Perchlorates are unique among salts because they can keep water liquid at temperatures as low as –68° Celsius, close to the minimum temperature at the Phoenix landing site last May, when the craft arrived in the arctic region.
Phoenix images taken early in the mission show liquid droplets moving and merging on the legs of the craft, Nilton Renno of the University of Michigan in Ann Arbor and his colleagues will report at the conference. The droplets might have come from subsurface briny pools penetrated by the lander, Renno’s team suggests.
Other Phoenix scientists, including Michael Hecht of NASA’s Jet Propulsion Laboratory in Pasadena, Calif., argue the blobs are likely to be frost, not liquid.
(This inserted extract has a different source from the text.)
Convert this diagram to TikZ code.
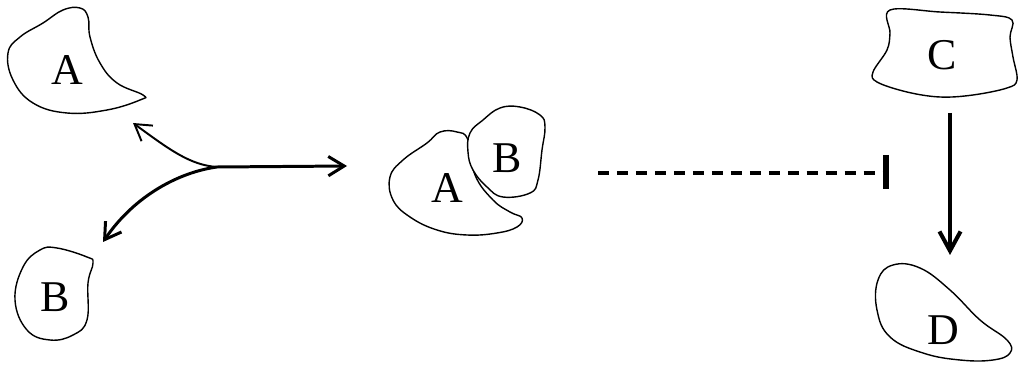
\documentclass[tikz,border=0pt]{standalone}
\usepackage{fontspec}
\setmainfont{Liberation Serif}
\usetikzlibrary{arrows.meta}

\tikzset{
    blob/.style={draw, fill=white, line width=0.8pt},
    lbl/.style={font=\fontsize{25}{28}\selectfont, inner sep=0pt},
    path/.style={line width=1.7pt, -{Straight Barb[length=9pt, width=11pt]}},
}

\begin{document}
\begin{tikzpicture}[x=0.02cm, y=-0.02cm]
    \useasboundingbox (0,0) rectangle (1019,375);
    % free proteins on the left
    \draw[blob] plot[smooth cycle, tension=0.7] coordinates {(80,8) (88,17) (90,37) (100,63) (117,83) (143,95) (140,100) (107,110) (67,113) (33,103) (13,80) (8,53) (20,37) (43,23) (63,10)};
    \node[lbl] (a1) at (67,70) {A};
    \draw[blob] plot[smooth cycle, tension=0.7] coordinates {(57,248) (87,257) (93,263) (88,283) (87,320) (73,335) (50,340) (27,330) (15,300) (23,267) (40,250)};
    \node[lbl] (b1) at (55,297) {B};

    % the complex
    \draw[blob] plot[smooth cycle, tension=0.7] coordinates {(468,140) (457,132) (440,132) (427,143) (403,160) (390,177) (393,200) (410,217) (437,230) (467,235) (497,233) (517,227) (522,218) (510,212) (493,200) (475,175)};
    \node[lbl] (a2) at (447,188) {A};
    \draw[blob] plot[smooth cycle, tension=0.7] coordinates {(470,133) (483,120) (500,108) (520,107) (540,115) (545,127) (542,150) (538,180) (530,193) (503,197) (487,187) (473,170) (468,152)};
    \node[lbl] (b2) at (507,158) {B};

    % C and D on the right
    \draw[blob] plot[smooth cycle, tension=0.6] coordinates {(890,10) (940,12) (990,15) (1012,20) (1010,37) (1013,57) (1017,80) (1007,88) (973,95) (940,97) (907,92) (877,82) (873,72) (887,50) (890,33)};
    \node[lbl] (c) at (942,55) {C};
    \draw[blob] plot[smooth cycle, tension=0.7] coordinates {(893,265) (920,268) (950,290) (980,320) (1007,340) (1010,353) (993,360) (960,360) (923,353) (890,337) (877,310) (878,280)};
    \node[lbl] (d) at (943,330) {D};

    % association / dissociation
    \coordinate (fork) at (217,167);
    \coordinate (toA) at (133,123);
    \coordinate (toB) at (103,242);
    \coordinate (toAB) at (347,166);
    \draw[path] (fork) -- (toAB);
    \draw[path, line width=1.1pt] (fork) .. controls (190,165) and (170,150) .. (toA);
    \draw[path] (fork) .. controls (180,172) and (135,195) .. (toB);

    % inhibition by the complex
    \coordinate (inhS) at (598,173);
    \coordinate (inhE) at (886,173);
    \draw[line width=1.8pt, dash pattern=on 6.5pt off 4.3pt] (inhS) -- (inhE);
    \draw[line width=3pt] (886,155) -- (886,189);

    % activation of D
    \coordinate (actS) at (950,113);
    \coordinate (actE) at (950,255);
    \draw[path, line width=2.3pt, -{Straight Barb[length=11pt, width=12pt]}] (actS) -- (actE);
\end{tikzpicture}
\end{document}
Regardless of the nature of the blobs, Hecht says he is in “violent agreement” with Renno about the possibility of briny pools. Such pools could force scientists “to go back and re-examine a lot of conclusions that we’ve reached about Mars,” Hecht says.
The existence of pools may explain the possible movement of Mars’ polar ice caps, the source of gullies found on the planet a few years ago, the regulation of water vapor in the Martian atmosphere and the prevalence of salt-encrusted soil revealed by the Martian rovers near the planet’s equator.
The high concentration of perchlorates is likely to exist across Martian soil, not just where Phoenix landed, Hecht says. But the proposed perchlorate brines would be “too cold, too salty” to up the chances for finding active life on the planet, asserts astrobiologist Chris McKay of NASA’s Ames Research Center in Mountain View, Calif.
The “activity level” of the briny water, a measure of the amount of water that’s not chemically tied up in salt ions and therefore available to organisms, would be much too low to support the gene repair necessary for life to survive, adds astrobiologist David Des Marais, also of Ames. The highly saline water could, however, act to preserve organic compounds and vestiges of life, he says.
It’s possible that some kind of organism could extract energy by munching on the perchlorate as a kind of power bar, but the bacteria would have to have access to enough water to avoid getting desiccated, Hecht says.
When researchers first announced in 2000 that a camera on the Mars Global Surveyor craft had found evidence of gullies, a few people suggested that salty brines coming out of the Martian hillsides might explain the features. But most researchers rejected that suggestion out of hand because temperatures on the Martian surface were too cold to keep any known brine from freezing. With the discovery of a high concentration of perchlorates, which could maintain an extremely low-temperature brine, the suggestion may need to be taken more seriously, Hecht says.
“That’s where we find ourselves now,” rethinking many of the assumptions made about Mars over the past decade, Hecht says.
He and his colleagues, including David Fisher of the Geological Survey of Canada in Ottawa, suggest that Mars’ polar caps may float on a bed of perchlorate brine or sludge, allowing the caps to migrate. Hecht and his colleagues also suggest that the water soaked up by perchlorate in the soil could regulate the amount of water vapor in the atmosphere, which in turn could have a profound influence on the Red Planet’s global climate. The existence of perchlorate-rich brines may also explain why a gamma-ray spectrometer on the Mars Odyssey mission found a high concentration of hydrogen in the equatorial region of the planet, says Des Marais. The detection of hydrogen at low latitudes on Mars indicates the presence of either liquid water or the hydroxyl ion (OH–), which is strongly bound to a mineral or a solute, such as perchlorate, in a highly concentrated brine, he says.
Then there’s this thought: Should any of the proposed near-surface brines harbor organisms, says Chyba, “we’re in a realm where we’ve got to be cleaning our spacecraft much much better,” to avoid contaminating the creatures, he says.